Saturday, July 21, 2012

Detours



Driving is not one of my passions.  Somehow, the Lord in His infinite wisdom has arranged my life, however, in a way that I have to, against my strongest desires, drive a lot.  At any rate, one of the reasons I don’t enjoy driving that much (I could write a whole series of posts about the things I don’t like about driving…hmm, sorry, I digress yet again) I was saying, one of the things I don’t like about driving is that I am disoriented by nature.  My internal GPS got damaged at birth, so unless I know the way like the palm of my hand, though I don’t know the palm of my hand that well either now that I think about it…anyway, unless I am super familiar with the way, I will get lost.

Therefore, I really exercise the “pray without ceasing” (1 Thessalonians 5: 17) command when I drive, particularly in the event I should hit a road block or a detour.  Needless to say, I pray a lot during spring and summer. : )

For instance, a few days ago, I needed to go to my Mother in Law’s house,-a road that is super familiar to me.  As soon as I rolled onto her nice country road I see the bright orange lights flashing next to a “road closed” sign.  “You’re kidding me?” I wondered aloud.  “She said the road was open!

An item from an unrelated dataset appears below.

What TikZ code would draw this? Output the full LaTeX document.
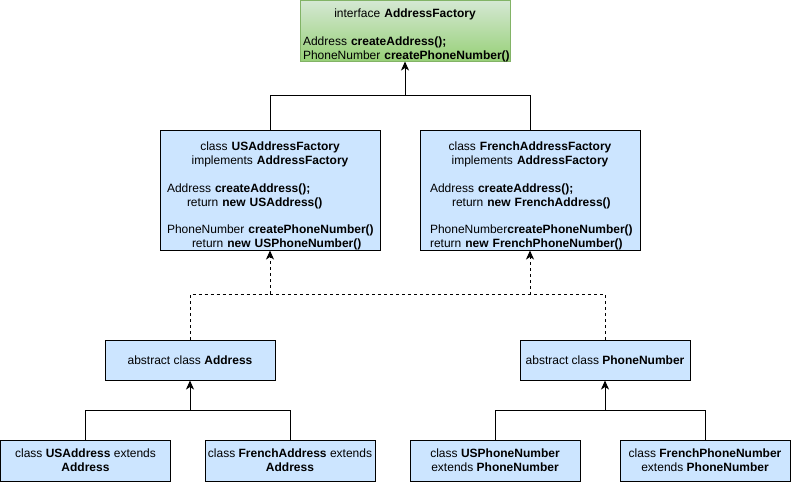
\documentclass[tikz,border=0pt]{standalone}
\usepackage{fontspec}
\setmainfont{Liberation Sans}
\usetikzlibrary{arrows.meta}
\definecolor{bluefill}{HTML}{CCE5FF}
\definecolor{greentop}{HTML}{D5E8D4}
\definecolor{greenbot}{HTML}{97D077}
\definecolor{greenline}{HTML}{82B366}
\begin{document}
\begin{tikzpicture}[x=1pt,y=-1pt,
  box/.style={draw=black, fill=bluefill, line width=1pt, inner sep=0pt, align=center, font=\fontsize{12}{13.8}\selectfont},
  txt/.style={inner sep=0pt, font=\fontsize{12}{13.8}\selectfont, align=left},
  conn/.style={line width=1pt, draw=black},
  arr/.style={conn, -{Stealth[length=9pt,width=8pt,inset=2.5pt]}},
  dsh/.style={dash pattern=on 3pt off 3pt}]
\useasboundingbox (0,0) rectangle (791,482);

% interface
\node[draw=greenline, top color=greentop, bottom color=greenbot, line width=1pt, inner sep=0pt,
      minimum width=210pt, minimum height=61pt] (iface) at (405,30.5) {};
\node[txt, text width=204pt] (ifacetxt) at (405,35.5)
 {\makebox[204pt][c]{interface \textbf{AddressFactory}}\\
  \mbox{}\\
  \mbox{Address \textbf{createAddress();}}\\
  \mbox{PhoneNumber \textbf{createPhoneNumber()}}};

% factories
\node[box, minimum width=220pt, minimum height=120pt] (usf) at (270,190) {};
\node[txt, text width=206pt] (usftxt) at (270,196)
 {\makebox[206pt][c]{class \textbf{USAddressFactory}}\\
  \makebox[206pt][c]{implements \textbf{AddressFactory}}\\
  \mbox{}\\
  \mbox{Address \textbf{createAddress();}}\\
  \mbox{\hspace*{20pt}return \textbf{new USAddress()}}\\
  \mbox{}\\
  \mbox{PhoneNumber \textbf{createPhoneNumber()}}\\
  \mbox{\hspace*{25pt}return \textbf{new USPhoneNumber()}}};

\node[box, minimum width=220pt, minimum height=120pt] (frf) at (530,190) {};
\node[txt, text width=206pt] (frftxt) at (533,196)
 {\makebox[206pt][c]{\hspace*{-6pt}class \textbf{FrenchAddressFactory}}\\
  \makebox[206pt][c]{\hspace*{-6pt}implements \textbf{AddressFactory}}\\
  \mbox{}\\
  \mbox{Address \textbf{createAddress();}}\\
  \mbox{\hspace*{22pt}return \textbf{new FrenchAddress()}}\\
  \mbox{}\\
  \mbox{PhoneNumber\textbf{createPhoneNumber()}}\\
  \mbox{return \textbf{new FrenchPhoneNumber()}}};

% abstract classes
\node[box, minimum width=170pt, minimum height=40pt] (addr) at (190,360) {abstract class \textbf{Address}};
\node[box, minimum width=170pt, minimum height=40pt] (phone) at (605,360) {abstract class \textbf{PhoneNumber}};

% concrete classes
\node[box, minimum width=170pt, minimum height=41pt] (usa) at (85.5,460.5) {class \textbf{USAddress} extends\\\textbf{Address}};
\node[box, minimum width=170pt, minimum height=41pt] (fra) at (290,460.5) {class \textbf{FrenchAddress} extends\\\textbf{Address}};
\node[box, minimum width=170pt, minimum height=41pt] (usp) at (495,460.5) {class \textbf{USPhoneNumber}\\extends \textbf{PhoneNumber}};
\node[box, minimum width=170pt, minimum height=41pt] (frp) at (705,460.5) {class \textbf{FrenchPhoneNumber}\\extends \textbf{PhoneNumber}};

% junctions
\coordinate (j1) at (405,95);
\coordinate (d1) at (270,294);
\coordinate (d2) at (530,294);
\coordinate (a1) at (190,410);
\coordinate (p1) at (605,410);

% implementation of interface
\draw[arr] (usf.north) |- (j1) -- (iface.south);
\draw[conn] (frf.north) |- (j1);

% dependencies
\draw[arr, dsh] (addr.north) |- (d1) -- (usf.south);
\draw[arr, dsh] (phone.north) |- (d2) -- (frf.south);
\draw[conn, dsh] (d1) -- (d2);

% inheritance
\draw[arr] (usa.north) |- (a1) -- (addr.south);
\draw[conn] (fra.north) |- (a1);
\draw[arr] (usp.north) |- (p1) -- (phone.south);
\draw[conn] (frp.north) |- (p1);
\end{tikzpicture}
\end{document}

What happened?”  I knew the road had been closed for a few days due to some this or that.  Obviously, I had not gone down that way since.  But the day before, she told me it was open again.  Well, it wasn’t.

I remembered my husband saying something about another way to go there that was easier than the usual long way around half the county, so I figured it was time to test it.  Well, I figured wrong.  I drove around and couldn’t find it so I ended up having to back up and go on the long way after all, which means this time it was extra long.

After much frustrated mumbling under my breath, I made it to her house and I did what I was supposed to do there for her, but, boy, was I exhausted.  

I guess it is kind of the same way sometimes in our Christian walk.  For one reason or another, we encounter detours and roadblocks that cause us to go around the long way in order to arrive at our destination.  Even though the way that is closed is the shortest, seemingly smoothest and most effective, it is not the prescribed one,-ask the Israelites, right?  I mean, they hit the longest detour in the history of the world.

The Israelites had moved about in the desert forty years until all the men who were of military age when they left Egypt had died, since they had not obeyed the LORD. For the LORD had sworn to them that they would not see the land that he had solemnly promised their fathers to give us, a land flowing with milk and honey. Joshua 5:6

Rather than going straight through, the LORD Our God made them wander around for 40 years due to their disobedience.  They were not ready for a straight through walk and a speedy arrival to the Promised Land.  They needed the extra time to think, to grow, to mature in their faith and to become a cohesive community which would withstand the test of time.  Their time going in circles in the dessert strengthened them as a people and as believers.  Without that time, the Israelites arriving to the Land of Milk and Honey would have been a sorry bunch of whiners and spoiled brats.  Instead, the Israelites who took Jericho led by their fearless leader Joshua did so in such a magnificent way because they faithfully trusted and obeyed the LORD.  

I know that my mission the morning that I hit the detour on my way to my Mother in Law doesn’t compare to conquering Jericho (all I had to do was feed her 15 year-old dog).  But it was an opportunity for me to meditate on the way of the Lord, which more often than not seems simply incomprehensible to me.  And a chance to praise Him for His plan is always perfect, even if it takes us around the long way home.